» EXERCISE TASK
Transcribe the material verbatim in full; the pictures do not belong in the copy.

----- SOURCE EXCERPT

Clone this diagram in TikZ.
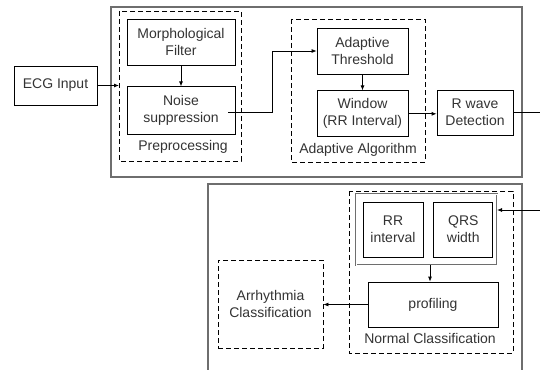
\documentclass[tikz,border=0pt]{standalone}
\usepackage{fontspec}
\setmainfont{Liberation Sans}
\usepackage{tikz}
\usetikzlibrary{arrows.meta,positioning,calc}
\definecolor{ink}{HTML}{333333}
\definecolor{frame}{HTML}{6E6E6E}

\begin{document}
\begin{tikzpicture}[
  x=1pt, y=-1pt,
  >={Latex[length=5pt,width=4pt]},
  font=\fontsize{14}{17}\selectfont,
  blk/.style={draw, line width=0.8pt, inner sep=2pt, align=center, text=ink},
  grp/.style={draw, dashed, dash pattern=on 5pt off 3pt, line width=0.8pt},
  outer/.style={draw=frame, line width=1.3pt},
  twin/.style={draw=frame, double=white, double distance=0.9pt, line width=0.8pt},
  lbl/.style={text=ink},
  flow/.style={->, line width=0.8pt},
]
\useasboundingbox (0,0) rectangle (540,369);

% ============================================================ DETECTION
\draw[outer] (111,7) rectangle (522,177);

\node[blk, minimum width=83pt, minimum height=39pt] (ecg) at (55.5,85.5) {ECG Input};

% preprocessing
\node[blk, minimum width=108pt, minimum height=46pt] (morph) at (181,42) {Morphological\\Filter};
\node[blk, minimum width=108pt, minimum height=48pt, below=21pt of morph] (noise) {Noise\\suppression};
\node[lbl] (prelbl) at (183,147) {Preprocessing};
\draw[grp] (119,11) rectangle (241,161);
\coordinate (preW) at (119,85.5);

% adaptive algorithm
\node[blk, minimum width=91pt, minimum height=46pt] (thr) at (362.5,51) {Adaptive\\Threshold};
\node[blk, minimum width=91pt, minimum height=46pt, below=16pt of thr] (win) {Window\\(RR Interval)};
\node[lbl] (adlbl) at (358,150) {Adaptive Algorithm};
\draw[grp] (291,19) rectangle (425,162);

\node[blk, minimum width=76pt, minimum height=45pt] (rwave) at (475,112.5) {R wave\\Detection};
\coordinate (outR) at (540,112.5);

\draw[flow] (ecg) -- (preW);
\draw[flow] (morph) -- (noise);
\draw[flow] ([xshift=-7pt,yshift=-2pt]noise.east) -- ++(44,0) |- (thr.west);
\draw[flow] (thr) -- (win);
\draw[flow] (win.east) -- (win.east -| rwave.west);
\draw (rwave.east) -- (outR);

% ============================================================ CLASSIFICATION
\draw[outer] (208,380) |- (522,184) -- (522,380);

\node[blk, minimum width=60pt, minimum height=55pt] (rr) at (393,229.5) {RR\\interval};
\node[blk, minimum width=59pt, minimum height=55pt, right=10pt of rr] (qrs) {QRS\\width};
\draw[twin] (356,194) rectangle (497,265);
\coordinate (grpS) at (430,265);
\coordinate (grpE) at (497,210);
\coordinate (inR) at (540,210);

\node[blk, minimum width=130pt, minimum height=45pt] (prof) at (433,304.5) {profiling};
\node[lbl] (nclbl) at (430,338) {Normal Classification};
\draw[grp] (349,191) rectangle (513,353);

\node[lbl, draw, dashed, dash pattern=on 5pt off 3pt, line width=0.8pt,
      minimum width=105pt, minimum height=88pt, align=center] (arrh) at (270.5,304) {Arrhythmia\\Classification};

\draw[flow] (inR) -- (grpE);
\draw[flow] (grpS) -- (grpS |- prof.north);
\draw[flow] (prof.west) -- (prof.west -| arrh.east);

\end{tikzpicture}
\end{document}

----------

» FINAL RESULT
Clone this diagram in TikZ.
\documentclass[tikz,border=0pt]{standalone}
\usepackage{fontspec}
\setmainfont{Liberation Sans}
\usepackage{tikz}
\usetikzlibrary{arrows.meta,positioning,calc}
\definecolor{ink}{HTML}{333333}
\definecolor{frame}{HTML}{6E6E6E}

\begin{document}
\begin{tikzpicture}[
  x=1pt, y=-1pt,
  >={Latex[length=5pt,width=4pt]},
  font=\fontsize{14}{17}\selectfont,
  blk/.style={draw, line width=0.8pt, inner sep=2pt, align=center, text=ink},
  grp/.style={draw, dashed, dash pattern=on 5pt off 3pt, line width=0.8pt},
  outer/.style={draw=frame, line width=1.3pt},
  twin/.style={draw=frame, double=white, double distance=0.9pt, line width=0.8pt},
  lbl/.style={text=ink},
  flow/.style={->, line width=0.8pt},
]
\useasboundingbox (0,0) rectangle (540,369);

% ============================================================ DETECTION
\draw[outer] (111,7) rectangle (522,177);

\node[blk, minimum width=83pt, minimum height=39pt] (ecg) at (55.5,85.5) {ECG Input};

% preprocessing
\node[blk, minimum width=108pt, minimum height=46pt] (morph) at (181,42) {Morphological\\Filter};
\node[blk, minimum width=108pt, minimum height=48pt, below=21pt of morph] (noise) {Noise\\suppression};
\node[lbl] (prelbl) at (183,147) {Preprocessing};
\draw[grp] (119,11) rectangle (241,161);
\coordinate (preW) at (119,85.5);

% adaptive algorithm
\node[blk, minimum width=91pt, minimum height=46pt] (thr) at (362.5,51) {Adaptive\\Threshold};
\node[blk, minimum width=91pt, minimum height=46pt, below=16pt of thr] (win) {Window\\(RR Interval)};
\node[lbl] (adlbl) at (358,150) {Adaptive Algorithm};
\draw[grp] (291,19) rectangle (425,162);

\node[blk, minimum width=76pt, minimum height=45pt] (rwave) at (475,112.5) {R wave\\Detection};
\coordinate (outR) at (540,112.5);

\draw[flow] (ecg) -- (preW);
\draw[flow] (morph) -- (noise);
\draw[flow] ([xshift=-7pt,yshift=-2pt]noise.east) -- ++(44,0) |- (thr.west);
\draw[flow] (thr) -- (win);
\draw[flow] (win.east) -- (win.east -| rwave.west);
\draw (rwave.east) -- (outR);

% ============================================================ CLASSIFICATION
\draw[outer] (208,380) |- (522,184) -- (522,380);

\node[blk, minimum width=60pt, minimum height=55pt] (rr) at (393,229.5) {RR\\interval};
\node[blk, minimum width=59pt, minimum height=55pt, right=10pt of rr] (qrs) {QRS\\width};
\draw[twin] (356,194) rectangle (497,265);
\coordinate (grpS) at (430,265);
\coordinate (grpE) at (497,210);
\coordinate (inR) at (540,210);

\node[blk, minimum width=130pt, minimum height=45pt] (prof) at (433,304.5) {profiling};
\node[lbl] (nclbl) at (430,338) {Normal Classification};
\draw[grp] (349,191) rectangle (513,353);

\node[lbl, draw, dashed, dash pattern=on 5pt off 3pt, line width=0.8pt,
      minimum width=105pt, minimum height=88pt, align=center] (arrh) at (270.5,304) {Arrhythmia\\Classification};

\draw[flow] (inR) -- (grpE);
\draw[flow] (grpS) -- (grpS |- prof.north);
\draw[flow] (prof.west) -- (prof.west -| arrh.east);

\end{tikzpicture}
\end{document}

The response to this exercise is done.